What to produce: Copy the data exactly as it appears, and do not include any pictures.

[BEGIN]

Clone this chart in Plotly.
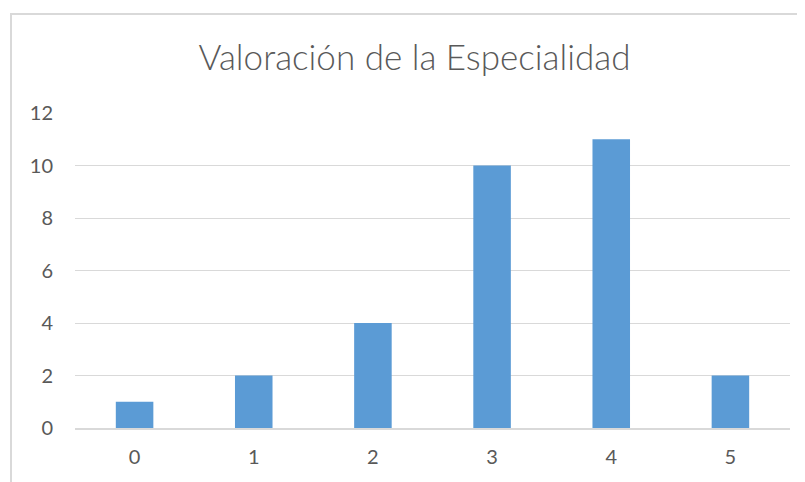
import plotly.graph_objects as go

categories = ["0", "1", "2", "3", "4", "5"]
values = [1, 2, 4, 10, 11, 2]
y_ticks = [0, 2, 4, 6, 8, 10, 12]
title_text = "Valoración de la Especialidad"

W, H = 805, 482
OFF = 8  # page body margin offset
L, T = 75 - OFF, 113 - OFF
pw, ph = 715, 315
R = W - L - pw
B = H - T - ph

def px_x(x):
    return (x - OFF - L) / pw

def px_y(y):
    return (T + ph - (y - OFF)) / ph

fig = go.Figure()
fig.add_trace(go.Bar(x=categories, y=values, marker=dict(color="#5B9BD5", line=dict(width=0))))

fig.update_layout(
    width=W, height=H,
    margin=dict(l=L, r=R, t=T, b=B, autoexpand=False),
    paper_bgcolor="white", plot_bgcolor="white",
    bargap=0.685,
    showlegend=False,
    font=dict(family="Lato, Carlito, sans-serif", color="#595959"),
    title=dict(text=title_text, x=(414.5 - OFF) / W, xanchor="center", y=1 - (58 - OFF) / H, yanchor="middle",
               automargin=False,
               font=dict(size=35, color="#595959", family="Lato, sans-serif", weight=300)),
    xaxis=dict(type="category", showgrid=False, showline=True, linecolor="#d9d9d9", linewidth=1.5,
               automargin=False,
               ticks="", tickfont=dict(size=20, color="#595959"), ticklabelstandoff=10),
    yaxis=dict(range=[0, 12], tickvals=y_ticks, showgrid=True, gridcolor="#d9d9d9", gridwidth=1,
               automargin=False,
               zeroline=False, showline=False, ticks="", tickfont=dict(size=20, color="#595959"),
               ticklabelstandoff=21),
    shapes=[dict(type="path", xref="paper", yref="paper",
                 path=f"M {px_x(11)} {px_y(H+20)} L {px_x(11)} {px_y(14)} L {px_x(W+20)} {px_y(14)}",
                 line=dict(color="#d9d9d9", width=2))],
)

fig.write_html("out.html")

[END]

Task answer:
Clone this chart in Plotly.
import plotly.graph_objects as go

categories = ["0", "1", "2", "3", "4", "5"]
values = [1, 2, 4, 10, 11, 2]
y_ticks = [0, 2, 4, 6, 8, 10, 12]
title_text = "Valoración de la Especialidad"

W, H = 805, 482
OFF = 8  # page body margin offset
L, T = 75 - OFF, 113 - OFF
pw, ph = 715, 315
R = W - L - pw
B = H - T - ph

def px_x(x):
    return (x - OFF - L) / pw

def px_y(y):
    return (T + ph - (y - OFF)) / ph

fig = go.Figure()
fig.add_trace(go.Bar(x=categories, y=values, marker=dict(color="#5B9BD5", line=dict(width=0))))

fig.update_layout(
    width=W, height=H,
    margin=dict(l=L, r=R, t=T, b=B, autoexpand=False),
    paper_bgcolor="white", plot_bgcolor="white",
    bargap=0.685,
    showlegend=False,
    font=dict(family="Lato, Carlito, sans-serif", color="#595959"),
    title=dict(text=title_text, x=(414.5 - OFF) / W, xanchor="center", y=1 - (58 - OFF) / H, yanchor="middle",
               automargin=False,
               font=dict(size=35, color="#595959", family="Lato, sans-serif", weight=300)),
    xaxis=dict(type="category", showgrid=False, showline=True, linecolor="#d9d9d9", linewidth=1.5,
               automargin=False,
               ticks="", tickfont=dict(size=20, color="#595959"), ticklabelstandoff=10),
    yaxis=dict(range=[0, 12], tickvals=y_ticks, showgrid=True, gridcolor="#d9d9d9", gridwidth=1,
               automargin=False,
               zeroline=False, showline=False, ticks="", tickfont=dict(size=20, color="#595959"),
               ticklabelstandoff=21),
    shapes=[dict(type="path", xref="paper", yref="paper",
                 path=f"M {px_x(11)} {px_y(H+20)} L {px_x(11)} {px_y(14)} L {px_x(W+20)} {px_y(14)}",
                 line=dict(color="#d9d9d9", width=2))],
)

fig.write_html("out.html")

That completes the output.